Objection three: a US recession or banking crisis would still trigger crypto rotation, because crypto behaves as a risk asset that escapes the regulated system when the regulated system breaks. This is the only objection that gives us real pause. A 2008-style banking crisis, or a US sovereign credit event, would absolutely break the ETF-as-rotation-buffer mechanic. Capital would flee into self-custodied crypto, and altseason could ignite from that fear bid. We grant it. The probability of that scenario inside 2026 looks below 15% on most macro signals, but it is non-zero, and the thesis breaks if it lands.
The honest verdict: under any "normal" 2026 macro regime, altseason is structurally dead. Under a tail-risk macro regime, altseason returns through a different door. Position accordingly.
What to Watch by Q4 2026
Three dated signposts. If the thesis is correct, all three resolve in the expected direction. If two out of three resolve the other way, we update in writing.
By July 31, 2026: track the Altcoin Season Index. If it stays below 50 for at least 60% of the trading days between today and end of July, the cycle-based altseason watchers lose their default signal and have to switch tactics. If it spikes above 75 even briefly, the cycle thesis gets one more lease on life. Either outcome is informative.
By September 30, 2026: look at combined ETH ETF net flows for Q3 2026. Per The Block's institutional data desk, if cumulative inflows for the quarter remain net positive but ETH spot price stays below $2,500, the "ETF buys but ETH does not rotate" mechanic is confirmed at the institutional level. That is the cleanest test of the thesis. The market has spent eighteen months running this experiment. Q3 is the cleanest window to read it without overlapping noise from a halving narrative or a major ETF approval event.
By December 31, 2026: check what percentage of stablecoin float sits in tokenized treasuries plus yield-bearing wrappers, versus speculative on-chain positioning. If the share of "yield-bearing safe asset" tokenization continues to grow past 25% of total stablecoin float, the RWA absorption side of the thesis is confirmed structurally. If RWAs stall and DeFi yield protocols see net inflows over the period, that side of the thesis weakens.

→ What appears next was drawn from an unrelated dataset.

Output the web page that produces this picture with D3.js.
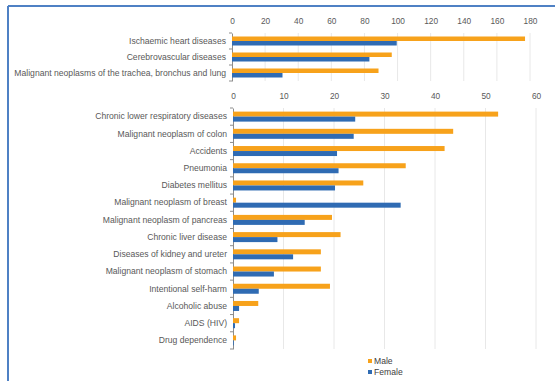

Read these signposts together. The point is not to "predict the market." The point is to make our thesis falsifiable on a calendar. If we are wrong, we will say we were wrong, on a date, in writing.
The panda watches. The panda judges. We are mostly curious whether the next bull cycle has any rotation mechanic at all, because the current evidence says it does not.
For BSC builders, the practical read is sharper. BSC TVL is at $5.44 billion, basically flat for months. Solana is running ahead at $5.22 billion with stronger momentum. The "wait for altseason and BSC TVL doubles" trade is not coming back as a regime. Either BSC offers a structural reason to build on it (memecoin liquidity, low fees, the Zentrix gaming corridor we are working on around Dadacoin and BSC memecoin culture), or it does not. There is no rising tide left to lift this boat. There is just product, and the willingness to ship it through a market that no longer rewards being early. For everyone else, the broader Bitcoin market context collects the BTC-anchored regime work from the past month, which is the macro frame inside which all of this resolves.
Altcoin allocation in 2026 is a stock-picking exercise, not a rotation trade. Pick the ones that earn their seat. The market is not going to lift them all together this cycle.